Director John Sturges’s 1955 skin-diving adventure movie for the reclusive billionaire producer and RKO studio boss Howard Hughes, is designed to exhibit Hughes’s busty protégée film star Jane Russell (The Outlaw) paddling around in the shallows in her bikini. And it does the job very nicely. Meanwhile manly menfolk Gilbert Roland and Richard Egan search for sunken treasure.
Russell and Egan play married couple Theresa and Johnny Gray, who are searching for sunken treasure in the Caribbean off the coast of Cuba along with mercenary Dominic Quesada (Gilbert Roland), priest Father Cannon (Robert Keith) and boat owner Gloria (Lori Nelson). While SCUBA diving, they come across the wreck of a 17th century ship on the sea floor they think holds an untold worth of treasure. But the ship is dangerously teetering on the edge of a 300 foot cliff in in shark infested waters. And there are other, human, sharks after the treasure.
Based on the story The Big Rainbow by Hugh King and Robert B Bailey, as a yarn it’s entirely amiable and entertaining, if a little bit soggy an familiar seeming. But Russell is appealing and game for anything, and of course looks lovely – and so does Harry J Wild and Lamar Boren’s underwater cinematography in Technicolor. It was RKO’s first production in SuperScope. Sturges is a strong, powerful director, keeping all the elements of the show together.
The story of its premiere is even more ambitious and entertaining than the film. Producer showman Hughes actually staged the world premiere of the film underwater on January 10 1955. Around 200 journalists were flown to Florida with the movie’s stars, and the film was projected on a submerged movie screen at Silver Springs, Florida. The invited guests were given bathing suits, goggles, aqualungs and swim fins and viewed the film 20 feet beneath the surface of the clear water of Silver Springs while swimming. Ah, those were the days in film publicity!

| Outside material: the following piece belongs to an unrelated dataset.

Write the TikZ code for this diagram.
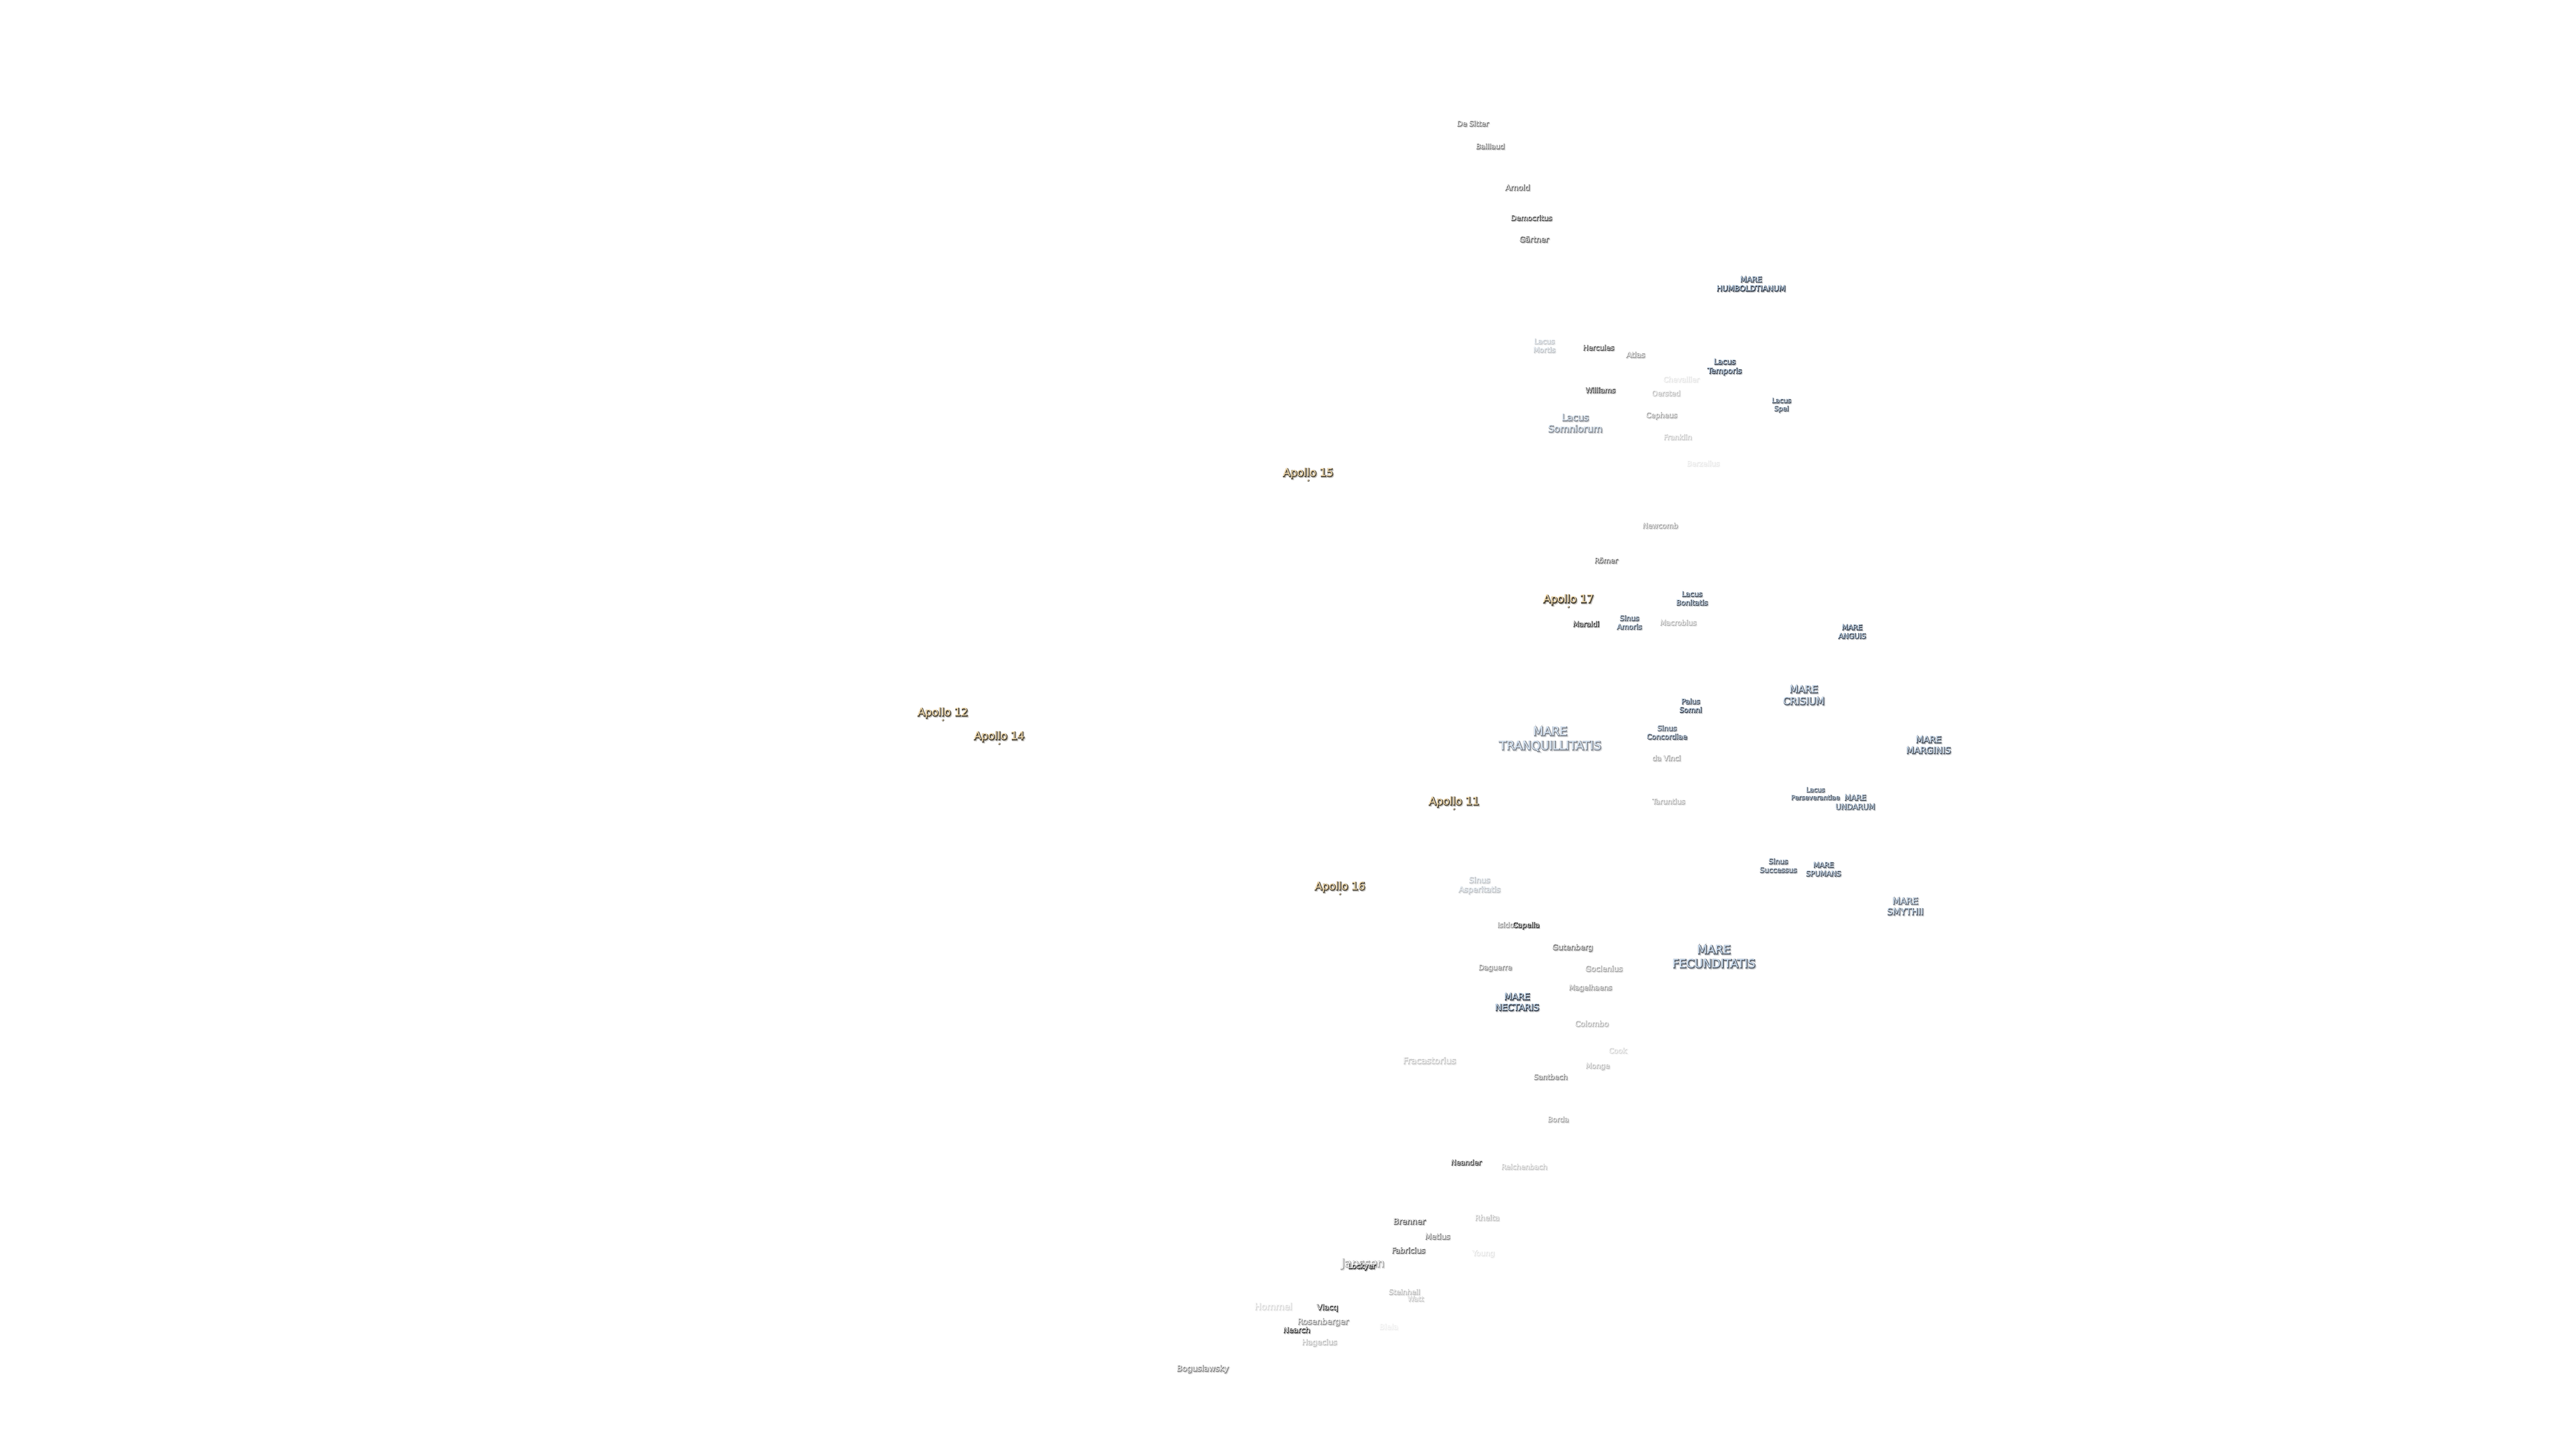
\documentclass[tikz,border=0pt]{standalone}
\usepackage{fontspec}
\setmainfont{DejaVu Sans}
\newfontfamily\boldish[FakeBold=9]{DejaVu Sans}
\newfontfamily\softish[FakeBold=14]{DejaVu Sans}
\definecolor{mfill}{HTML}{C6DCF2}
\definecolor{cfill}{HTML}{F4F4F4}
\definecolor{afill}{HTML}{F8DFB0}
\definecolor{mshad}{HTML}{3C4450}
\definecolor{cshad}{HTML}{303030}
\definecolor{ashad}{HTML}{4A4438}
% name, x, y, size, strength (0-100), fill, shadow, text
\newcommand{\lbl}[8]{%
  \pgfmathsetmacro{\lh}{1.2*#4}%
  \pgfmathsetmacro{\soft}{0.3*#5}%
  \pgfmathsetmacro{\sa}{#2+2.2}\pgfmathsetmacro{\sb}{#3-2.4}%
  \pgfmathsetmacro{\da}{#2+0.8}\pgfmathsetmacro{\db}{#3-0.9}%
  \tikzset{lbltext/.style={align=center,inner sep=0pt}}%
  \node[lbltext,font=\softish\fontsize{#4}{\lh}\selectfont,text=#7!\soft!white] (#1-soft) at (\sa,\sb) {\strut #8\strut};
  \node[lbltext,font=\boldish\fontsize{#4}{\lh}\selectfont,text=#7!#5!white] (#1-dark) at (\da,\db) {\strut #8\strut};
  \node[lbltext,font=\fontsize{#4}{\lh}\selectfont,text=#6!#5!white] (#1) at (#2,#3) {\strut #8\strut};
}
\newcommand{\site}[2]{%
  \fill[ashad!80!white] (#1+0.8,#2-15.8) circle (2.6);
  \fill[afill] (#1,#2-15) circle (1.5);
}
\begin{document}
\begin{tikzpicture}[x=1pt,y=1pt]
\useasboundingbox (0,0) rectangle (5760,-3240);
\fill[white] (0,0) rectangle (5760,-3240);
\begin{scope}[yshift=-2pt]
% northern craters
\lbl{desitter}{3293}{-276}{16}{60}{cfill}{cshad}{De Sitter}
\lbl{baillaud}{3332}{-327}{16}{60}{cfill}{cshad}{Baillaud}
\lbl{arnold}{3393}{-419}{17}{70}{cfill}{cshad}{Arnold}
\lbl{democritus}{3424}{-487}{16}{80}{cfill}{cshad}{Democritus}
\lbl{gartner}{3430}{-535}{17}{70}{cfill}{cshad}{Gärtner}
\lbl{humboldt}{3915}{-634.5}{17}{100}{mfill}{mshad}{MARE\\HUMBOLDTIANUM}
\lbl{mortis}{3453}{-772.5}{16}{30}{mfill}{mshad}{Lacus\\Mortis}
\lbl{hercules}{3574}{-777}{16}{80}{cfill}{cshad}{Hercules}
\lbl{atlas}{3657}{-793}{17}{45}{cfill}{cshad}{Atlas}
\lbl{temporis}{3856}{-818.5}{17}{95}{mfill}{mshad}{Lacus\\Temporis}
\lbl{chevallier}{3759}{-848}{16}{12}{cfill}{cshad}{Chevallier}
\lbl{williams}{3578}{-872}{16}{90}{cfill}{cshad}{Williams}
\lbl{oersted}{3725}{-879}{16}{30}{cfill}{cshad}{Oersted}
\lbl{cepheus}{3715}{-928}{16}{40}{cfill}{cshad}{Cepheus}
\lbl{somniorum}{3522}{-946.5}{21}{60}{mfill}{mshad}{Lacus\\Somniorum}
\lbl{spei}{3983}{-904}{15}{90}{mfill}{mshad}{Lacus\\Spei}
\lbl{franklin}{3751}{-977}{16}{25}{cfill}{cshad}{Franklin}
\lbl{berzelius}{3808}{-1036}{16}{10}{cfill}{cshad}{Berzelius}
\lbl{newcomb}{3712}{-1175}{16}{45}{cfill}{cshad}{Newcomb}
\lbl{romer}{3591}{-1253}{16}{65}{cfill}{cshad}{Römer}
\lbl{bonitatis}{3783}{-1337.5}{16}{90}{mfill}{mshad}{Lacus\\Bonitatis}
\lbl{maraldi}{3546}{-1395}{16}{100}{cfill}{cshad}{Maraldi}
\lbl{amoris}{3643}{-1391.5}{16}{85}{mfill}{mshad}{Sinus\\Amoris}
\lbl{macrobius}{3752}{-1392}{16}{35}{cfill}{cshad}{Macrobius}
\lbl{anguis}{4141}{-1412}{16}{100}{mfill}{mshad}{MARE\\ANGUIS}
% central maria
\lbl{tranq}{3466}{-1652}{26.5}{65}{mfill}{mshad}{MARE\\TRANQUILLITATIS}
\lbl{somni}{3780}{-1577.5}{16}{95}{mfill}{mshad}{Palus\\Somni}
\lbl{crisium}{4033}{-1555}{22}{85}{mfill}{mshad}{MARE\\CRISIUM}
\lbl{concordiae}{3727}{-1637.5}{16}{85}{mfill}{mshad}{Sinus\\Concordiae}
\lbl{davinci}{3726}{-1695}{16}{40}{cfill}{cshad}{da Vinci}
\lbl{taruntius}{3731}{-1792}{16}{35}{cfill}{cshad}{Taruntius}
\lbl{marginis}{4312}{-1666}{20}{90}{mfill}{mshad}{MARE\\MARGINIS}
\lbl{persev}{4059}{-1774}{14.5}{90}{mfill}{mshad}{Lacus\\Perseverantiae}
\lbl{undarum}{4148}{-1793.5}{17}{90}{mfill}{mshad}{MARE\\UNDARUM}
\lbl{successus}{3976}{-1935.5}{16}{85}{mfill}{mshad}{Sinus\\Successus}
\lbl{spumans}{4077}{-1943.5}{16}{90}{mfill}{mshad}{MARE\\SPUMANS}
\lbl{smythii}{4260}{-2027}{20}{80}{mfill}{mshad}{MARE\\SMYTHII}
\lbl{asperitatis}{3308}{-1978.5}{17.5}{30}{mfill}{mshad}{Sinus\\Asperitatis}
\lbl{isidorus}{3379}{-2068}{16}{50}{cfill}{cshad}{Isidorus}
\lbl{capella}{3412}{-2068}{16}{100}{cfill}{cshad}{Capella}
\lbl{gutenberg}{3516}{-2118}{17}{60}{cfill}{cshad}{Gutenberg}
\lbl{daguerre}{3343}{-2163}{16}{50}{cfill}{cshad}{Daguerre}
\lbl{goclenius}{3586}{-2166}{17}{40}{cfill}{cshad}{Goclenius}
\lbl{magelhaens}{3556}{-2208}{16}{45}{cfill}{cshad}{Magelhaens}
\lbl{fecund}{3832}{-2140}{26}{85}{mfill}{mshad}{MARE\\FECUNDITATIS}
\lbl{nectaris}{3392}{-2241}{20}{100}{mfill}{mshad}{MARE\\NECTARIS}
\lbl{colombo}{3559}{-2289}{17}{35}{cfill}{cshad}{Colombo}
% southern craters
\lbl{cook}{3617}{-2349}{16}{20}{cfill}{cshad}{Cook}
\lbl{fracastorius}{3196}{-2372}{19.5}{25}{cfill}{cshad}{Fracastorius}
\lbl{monge}{3572}{-2383}{16}{30}{cfill}{cshad}{Monge}
\lbl{santbech}{3467}{-2408}{16}{55}{cfill}{cshad}{Santbech}
\lbl{borda}{3484}{-2503}{16}{40}{cfill}{cshad}{Borda}
\lbl{neander}{3278}{-2599}{16}{90}{cfill}{cshad}{Neander}
\lbl{reichenbach}{3408}{-2609}{16}{25}{cfill}{cshad}{Reichenbach}
\lbl{brenner}{3151}{-2731}{18}{75}{cfill}{cshad}{Brenner}
\lbl{rheita}{3325}{-2723}{17}{30}{cfill}{cshad}{Rheita}
\lbl{metius}{3214}{-2765}{17}{55}{cfill}{cshad}{Metius}
\lbl{fabricius}{3149}{-2796}{17}{70}{cfill}{cshad}{Fabricius}
\lbl{young}{3317}{-2802}{16.5}{12}{cfill}{cshad}{Young}
\lbl{janssen}{3047}{-2825}{25}{45}{cfill}{cshad}{Janssen}
\lbl{lockyer}{3045}{-2831}{16}{100}{cfill}{cshad}{Lockyer}
\lbl{steinheil}{3140}{-2889}{16}{30}{cfill}{cshad}{Steinheil}
\lbl{watt}{3165}{-2904}{15.5}{25}{cfill}{cshad}{Watt}
\lbl{hommel}{2847}{-2922}{20}{18}{cfill}{cshad}{Hommel}
\lbl{vlacq}{2968}{-2923}{17}{90}{cfill}{cshad}{Vlacq}
\lbl{rosenberger}{2958}{-2955}{18}{50}{cfill}{cshad}{Rosenberger}
\lbl{nearch}{2899}{-2974}{17}{90}{cfill}{cshad}{Nearch}
\lbl{biela}{3105}{-2967}{17}{7}{cfill}{cshad}{Biela}
\lbl{hagecius}{2950}{-3001}{17}{30}{cfill}{cshad}{Hagecius}
\lbl{boguslawsky}{2689}{-3060}{18}{55}{cfill}{cshad}{Boguslawsky}
% Apollo landing sites
\lbl{apolloxv}{2925}{-1057}{24}{100}{afill}{ashad}{Apollo 15}
\site{2925}{-1057}
\lbl{apolloxii}{2108}{-1593}{24}{100}{afill}{ashad}{Apollo 12}
\site{2108}{-1593}
\lbl{apolloxiv}{2234}{-1646}{24}{100}{afill}{ashad}{Apollo 14}
\site{2234}{-1646}
\lbl{apolloxvii}{3507}{-1340}{24}{100}{afill}{ashad}{Apollo 17}
\site{3507}{-1340}
\lbl{apolloxi}{3251}{-1792}{24}{100}{afill}{ashad}{Apollo 11}
\site{3251}{-1792}
\lbl{apolloxvi}{2996}{-1982}{24}{100}{afill}{ashad}{Apollo 16}
\site{2996}{-1982}
\end{scope}
\end{tikzpicture}
\end{document}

It was a huge, complex, costly production, a bid undertaking for small studio RKO. They advertised that it took three years to make and cost $3million, though the actual cost might have been even more at an estimated $3,500,000. It was popular, taking $2.2 million in US cinema rentals, so it might even eventually have made its money back. In 1958, the film was widely distributed on a double bill at many drive-in theatres with Disney’s Old Yeller. It still plays quite happily on afternoon TV.
Partially filmed on location in Mexico and Hawaii, it was completed in a newly constructed underwater tank in an RKO sound stage, which can be seen when Theresa pushes Johnny off the boat at the end of the movie, as the wall of the tank in which the boat is floating is clearly visible in the background.
The song ‘Cherry Pink and Apple Blossom White’ featured in the film became a major hit. With music by noted French composer Louiguy, it is performed in the movie by Dámaso Pérez Prado’s renowned Latin band while Russell dances,
Lori Nelson had good and bad luck. She claims she was paid to be the lead, but a new part was written for her when she was ousted by Russell, and she kept her salary.
Jayne Mansfield has an uncredited appearance as a girl in bikini by pool. At a promotional event for the movie, Mansfield was one of several swimmers participating in a underwater skit when the top of her bathing suit came off.